C’è Mina in tutto questo. Generosa e curiosa, attenta ai giovani. Ancora oggi, nella sua casa di Lugano, ascolta brani che le arrivano da tutto il mondo. E lo fa con tutti, poi è lei che decide. Come quando disse basta. Vale ricordarlo, perché la storia resta negli annali della musica. E’ il 1978. Mina non va più in tv da un pezzo, e da sei anni nemmeno si esibisce dal vivo. Accetta un contratto con Bussoladomani solo perché glielo chiede Sergio Bernardini, l’uomo che poi l’aveva lanciata dalla Versilia verso il mondo. Tredici serate. Mina inizia molto tardi, ogni sera c’è un comico che le fa da spalla. Si presenta sul palco con un abito nero, di seta, trasparente, che la mostra ancora in una bellezza che è solo sua perché è vera, come quando si muove. Apre un brano registrato, scritto da un Ivano Fossati che è ancora ragazzo. Stasera io qui, bellissimo pezzo. Che dice come sarebbe andata a finire. I concerti sono sold out dopo due giorni di prevendita. Mina aspetta di salire sul palco nella roulotte parcheggiata dietro, fuma una sigaretta dietro l’altra, poi va su, e non si risparmia. Canta come forse non aveva mai cantato prima, nel senso che non si trattiene. Ma c’è qualcosa, anche tra quelli che la seguono, che non torna. Non è più Mina che cambiava colore dei capelli e fidanzati, si faceva personaggio. Si apriva una nuova stagione. Ma vai a capire che una sera, il 23 agosto, avrebbe lasciato tutti lì, sulle note di Grande grande grande coi musicisti che aspettano il ritorno per i bis e lei è già su una Mercedes, direzione casa. Continuano a suonare, ma Mina non rientra. Via, un inizio di broncopolmonite, ma in pubblico non tornerà a esibirsi mai più. Finale a sorpresa, il colpo di scena che ogni regista vorrebbe mettere nel film. Mai più. La fotografano ogni tanto, ancora oggi, tra Lugano e Forte dei Marmi. Incontra molte persone, telefona, ma dal vivo mai più. E nemmeno per intervista.

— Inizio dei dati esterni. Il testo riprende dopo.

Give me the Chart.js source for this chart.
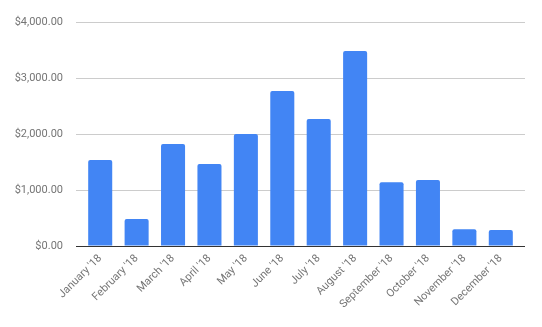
<!DOCTYPE html>
<html>
<head>
<meta charset="utf-8">
<script src="https://cdn.jsdelivr.net/npm/chart.js@4"></script>
<style>
    body { margin: 0; background: #fff; }
    #wrap { width: 542px; height: 327px; }
</style>
</head>
<body>
<div id="wrap"><canvas id="salesChart"></canvas></div>
<script>
const months = ["January '18", "February '18", "March '18", "April '18", "May '18", "June '18",
    "July '18", "August '18", "September '18", "October '18", "November '18", "December '18"];
const amounts = [1535, 480, 1820, 1465, 2000, 2770, 2270, 3480, 1140, 1180, 300, 285];
const yTicks = [0, 1000, 2000, 3000, 4000];

const money = (v) => "$" + v.toLocaleString("en-US", { minimumFractionDigits: 2, maximumFractionDigits: 2 });
const gridColor = (ctx) => (ctx.tick && ctx.tick.value === 0 ? "#333333" : "#cccccc");

new Chart(document.getElementById("salesChart"), {
    type: "bar",
    data: {
        labels: months,
        datasets: [
            {
                data: amounts,
                backgroundColor: "#4285f4",
                borderRadius: 2,
                barPercentage: 0.66,
                categoryPercentage: 1,
            },
        ],
    },
    options: {
        responsive: true,
        maintainAspectRatio: false,
        animation: false,
        layout: { padding: { top: 22, right: 17, bottom: 0, left: 0 } },
        plugins: {
            legend: { display: false },
            tooltip: { enabled: false },
        },
        scales: {
            x: {
                afterFit: (s) => { s.height = 81; },
                grid: { display: false, drawTicks: false },
                border: { display: false },
                ticks: {
                    autoSkip: false,
                    maxRotation: 45,
                    minRotation: 45,
                    padding: 6,
                    color: "#757575",
                    font: { family: "Roboto", size: 11 },
                },
            },
            y: {
                min: yTicks[0],
                max: yTicks[yTicks.length - 1],
                afterBuildTicks: (s) => { s.ticks = yTicks.map((v) => ({ value: v })); },
                afterFit: (s) => { s.width = 82; },
                grid: { color: gridColor, tickLength: 6, lineWidth: 1 },
                border: { display: false },
                ticks: {
                    padding: 13,
                    color: "#757575",
                    font: { family: "Roboto", size: 11 },
                    callback: (v) => money(v),
                },
            },
            y2: {
                position: "right",
                min: yTicks[0],
                max: yTicks[yTicks.length - 1],
                afterBuildTicks: (s) => { s.ticks = yTicks.map((v) => ({ value: v })); },
                afterFit: (s) => { s.width = 6; },
                grid: { color: gridColor, tickLength: 6, drawOnChartArea: false },
                border: { display: false },
                ticks: { padding: 0, callback: () => "" },
            },
        },
    },
});
</script>
</body>
</html>
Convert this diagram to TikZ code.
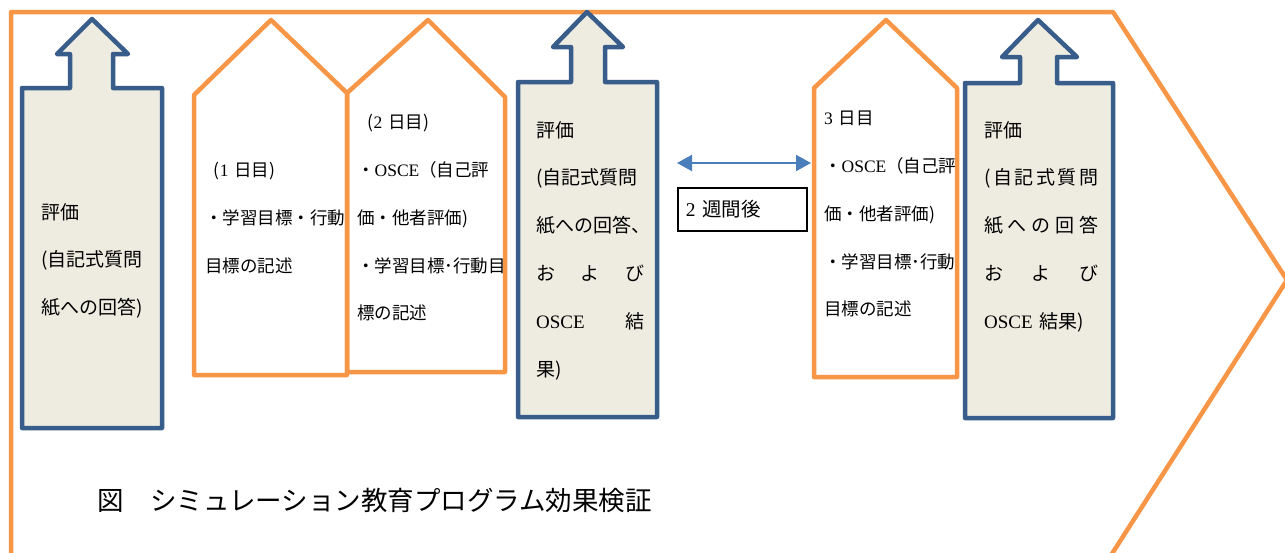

Se l’è scelto lei, il finale, come il repertorio. Poi un disco ogni anno. Canzoni americane, napoletane. Non sempre grandi dischi, se non fosse la sua voce. Forse lei, la Tigre di Cremona, come uscì dalla penna di Natalia Aspesi, non ha mai avuto un repertorio all’altezza del suo Dna. Questo è l’unico motivo per il quale è “solo” la più grande cantante bianca del mondo. Mica molto da invidiare a Ella Fitzgerald, solo che Mina continua a viaggiare su un binario tutto suo. E’ Mina Mazzini. Ha scelto lei.

Merita ricordare il rapporto con Enzo Jannacci. Mina, frequentatrice del derby degli anni d’oro, adorava Jannacci, il medico che girava per Milano in Vespa e, in piedi, Paolino, il figlio, oggi musicista anche lui, bravissimo al piano. Mina, era il 1977, fece il suo primo album tributo a Jannacci, voce e parole molto diverse. Mina quasi Jannacci. Va riascoltato per capire cosa è Vincenzina e la fabbrica, cosa è diventata l’Italia oggi. Sono testimone indiretto di un pianto quando Jannacci se n’è andato. Mandai un messaggio alla figlia di Mina, Benedetta, usai la cortesia di non farle leggere sui giornali di un compagno di tanta strada. Benedetta rispose con un sms: “Odio veder piangere mia mamma”. Una bomba che non si può disinnescare, dice Adriano Celentano. E’ lei, la signora della canzone Italiana, quella del buona la prima. Mina Mazzini, che a fine agosto del 1978 lasciò tutti lì, ad aspettarla, consapevoli che non l’avremmo rivista in concerto. Solo accontentarci di quello che aveva già dato. Tanti auguri, Mina. Alla prossima, più bella di quella appena ascoltata.